Transcribe all of the material exactly. Any picture in it should be left out.
━━━ INFORMATION SHOWN
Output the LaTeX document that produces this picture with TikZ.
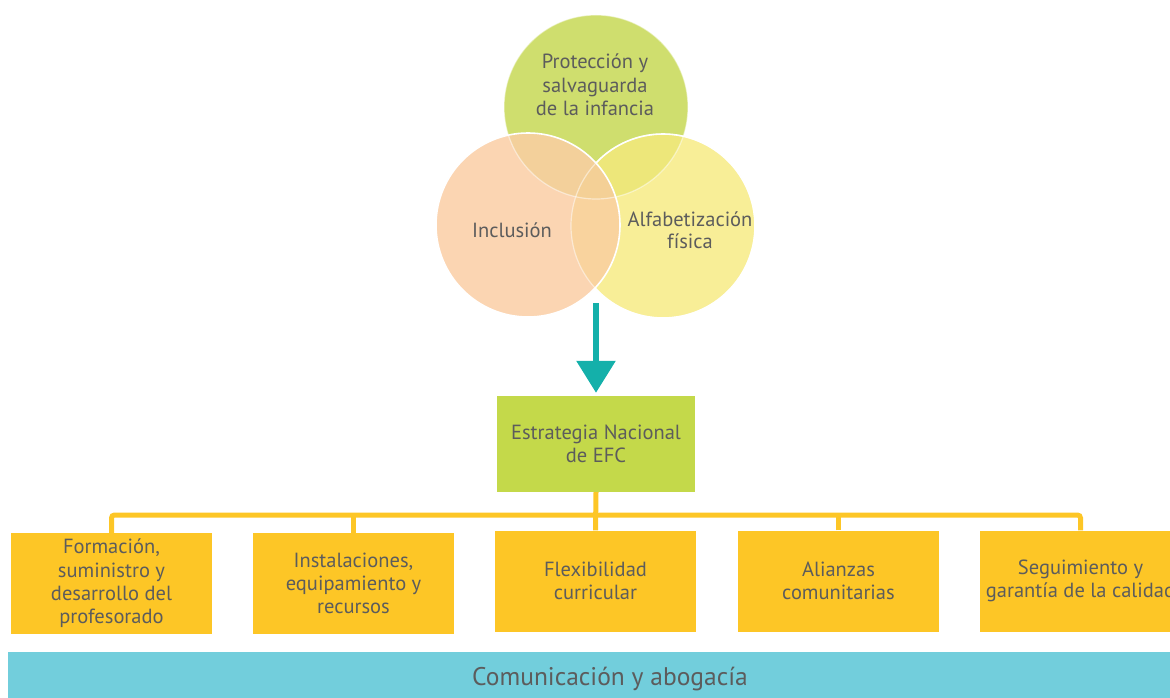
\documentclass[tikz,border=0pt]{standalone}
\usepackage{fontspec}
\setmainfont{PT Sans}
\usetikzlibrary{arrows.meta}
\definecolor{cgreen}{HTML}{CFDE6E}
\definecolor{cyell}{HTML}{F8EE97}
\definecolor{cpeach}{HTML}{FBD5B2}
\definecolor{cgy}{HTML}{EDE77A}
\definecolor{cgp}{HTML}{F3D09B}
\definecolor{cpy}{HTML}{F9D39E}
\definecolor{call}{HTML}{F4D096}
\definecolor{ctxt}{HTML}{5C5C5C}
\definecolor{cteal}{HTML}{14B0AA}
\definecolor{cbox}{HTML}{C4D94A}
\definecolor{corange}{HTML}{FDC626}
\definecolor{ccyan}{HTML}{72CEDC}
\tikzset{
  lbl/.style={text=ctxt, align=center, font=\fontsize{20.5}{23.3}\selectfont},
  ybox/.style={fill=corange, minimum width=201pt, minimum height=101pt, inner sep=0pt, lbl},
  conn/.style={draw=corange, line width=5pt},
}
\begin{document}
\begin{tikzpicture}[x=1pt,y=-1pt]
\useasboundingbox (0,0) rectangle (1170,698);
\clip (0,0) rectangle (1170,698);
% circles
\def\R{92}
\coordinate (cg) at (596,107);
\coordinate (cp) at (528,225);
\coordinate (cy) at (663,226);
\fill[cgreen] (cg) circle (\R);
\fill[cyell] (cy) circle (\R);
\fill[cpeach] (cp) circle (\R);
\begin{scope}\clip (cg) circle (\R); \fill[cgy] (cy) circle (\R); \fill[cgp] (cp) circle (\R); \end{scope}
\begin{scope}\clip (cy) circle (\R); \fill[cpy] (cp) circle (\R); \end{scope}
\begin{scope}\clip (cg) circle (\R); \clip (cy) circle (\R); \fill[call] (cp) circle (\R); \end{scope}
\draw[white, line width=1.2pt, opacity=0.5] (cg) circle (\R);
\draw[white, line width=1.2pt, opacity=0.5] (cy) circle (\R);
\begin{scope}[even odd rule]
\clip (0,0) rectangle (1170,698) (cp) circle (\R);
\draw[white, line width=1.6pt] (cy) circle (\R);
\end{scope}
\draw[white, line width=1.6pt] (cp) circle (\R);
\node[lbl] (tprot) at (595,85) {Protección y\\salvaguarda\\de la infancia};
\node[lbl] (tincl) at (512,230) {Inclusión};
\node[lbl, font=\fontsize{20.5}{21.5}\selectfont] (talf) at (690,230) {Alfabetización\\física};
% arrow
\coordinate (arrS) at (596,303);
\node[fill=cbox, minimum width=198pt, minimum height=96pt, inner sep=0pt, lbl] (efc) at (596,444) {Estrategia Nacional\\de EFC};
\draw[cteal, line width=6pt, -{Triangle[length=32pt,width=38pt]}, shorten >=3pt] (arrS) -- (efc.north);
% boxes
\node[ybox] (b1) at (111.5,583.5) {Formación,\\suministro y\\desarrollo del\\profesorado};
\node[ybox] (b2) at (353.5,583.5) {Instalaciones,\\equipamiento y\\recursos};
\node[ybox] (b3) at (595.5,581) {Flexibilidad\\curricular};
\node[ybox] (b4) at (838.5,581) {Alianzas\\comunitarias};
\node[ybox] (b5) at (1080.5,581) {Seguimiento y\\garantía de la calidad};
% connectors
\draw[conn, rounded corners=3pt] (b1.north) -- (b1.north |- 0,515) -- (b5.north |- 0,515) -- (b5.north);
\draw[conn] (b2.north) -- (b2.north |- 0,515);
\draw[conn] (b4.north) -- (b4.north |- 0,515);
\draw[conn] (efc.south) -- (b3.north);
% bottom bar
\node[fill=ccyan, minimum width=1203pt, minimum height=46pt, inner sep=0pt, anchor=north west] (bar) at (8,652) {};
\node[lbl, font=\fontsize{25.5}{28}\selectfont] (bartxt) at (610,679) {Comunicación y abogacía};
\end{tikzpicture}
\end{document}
━━━━━━
▶ [REPLY]
Output the LaTeX document that produces this picture with TikZ.
\documentclass[tikz,border=0pt]{standalone}
\usepackage{fontspec}
\setmainfont{PT Sans}
\usetikzlibrary{arrows.meta}
\definecolor{cgreen}{HTML}{CFDE6E}
\definecolor{cyell}{HTML}{F8EE97}
\definecolor{cpeach}{HTML}{FBD5B2}
\definecolor{cgy}{HTML}{EDE77A}
\definecolor{cgp}{HTML}{F3D09B}
\definecolor{cpy}{HTML}{F9D39E}
\definecolor{call}{HTML}{F4D096}
\definecolor{ctxt}{HTML}{5C5C5C}
\definecolor{cteal}{HTML}{14B0AA}
\definecolor{cbox}{HTML}{C4D94A}
\definecolor{corange}{HTML}{FDC626}
\definecolor{ccyan}{HTML}{72CEDC}
\tikzset{
  lbl/.style={text=ctxt, align=center, font=\fontsize{20.5}{23.3}\selectfont},
  ybox/.style={fill=corange, minimum width=201pt, minimum height=101pt, inner sep=0pt, lbl},
  conn/.style={draw=corange, line width=5pt},
}
\begin{document}
\begin{tikzpicture}[x=1pt,y=-1pt]
\useasboundingbox (0,0) rectangle (1170,698);
\clip (0,0) rectangle (1170,698);
% circles
\def\R{92}
\coordinate (cg) at (596,107);
\coordinate (cp) at (528,225);
\coordinate (cy) at (663,226);
\fill[cgreen] (cg) circle (\R);
\fill[cyell] (cy) circle (\R);
\fill[cpeach] (cp) circle (\R);
\begin{scope}\clip (cg) circle (\R); \fill[cgy] (cy) circle (\R); \fill[cgp] (cp) circle (\R); \end{scope}
\begin{scope}\clip (cy) circle (\R); \fill[cpy] (cp) circle (\R); \end{scope}
\begin{scope}\clip (cg) circle (\R); \clip (cy) circle (\R); \fill[call] (cp) circle (\R); \end{scope}
\draw[white, line width=1.2pt, opacity=0.5] (cg) circle (\R);
\draw[white, line width=1.2pt, opacity=0.5] (cy) circle (\R);
\begin{scope}[even odd rule]
\clip (0,0) rectangle (1170,698) (cp) circle (\R);
\draw[white, line width=1.6pt] (cy) circle (\R);
\end{scope}
\draw[white, line width=1.6pt] (cp) circle (\R);
\node[lbl] (tprot) at (595,85) {Protección y\\salvaguarda\\de la infancia};
\node[lbl] (tincl) at (512,230) {Inclusión};
\node[lbl, font=\fontsize{20.5}{21.5}\selectfont] (talf) at (690,230) {Alfabetización\\física};
% arrow
\coordinate (arrS) at (596,303);
\node[fill=cbox, minimum width=198pt, minimum height=96pt, inner sep=0pt, lbl] (efc) at (596,444) {Estrategia Nacional\\de EFC};
\draw[cteal, line width=6pt, -{Triangle[length=32pt,width=38pt]}, shorten >=3pt] (arrS) -- (efc.north);
% boxes
\node[ybox] (b1) at (111.5,583.5) {Formación,\\suministro y\\desarrollo del\\profesorado};
\node[ybox] (b2) at (353.5,583.5) {Instalaciones,\\equipamiento y\\recursos};
\node[ybox] (b3) at (595.5,581) {Flexibilidad\\curricular};
\node[ybox] (b4) at (838.5,581) {Alianzas\\comunitarias};
\node[ybox] (b5) at (1080.5,581) {Seguimiento y\\garantía de la calidad};
% connectors
\draw[conn, rounded corners=3pt] (b1.north) -- (b1.north |- 0,515) -- (b5.north |- 0,515) -- (b5.north);
\draw[conn] (b2.north) -- (b2.north |- 0,515);
\draw[conn] (b4.north) -- (b4.north |- 0,515);
\draw[conn] (efc.south) -- (b3.north);
% bottom bar
\node[fill=ccyan, minimum width=1203pt, minimum height=46pt, inner sep=0pt, anchor=north west] (bar) at (8,652) {};
\node[lbl, font=\fontsize{25.5}{28}\selectfont] (bartxt) at (610,679) {Comunicación y abogacía};
\end{tikzpicture}
\end{document}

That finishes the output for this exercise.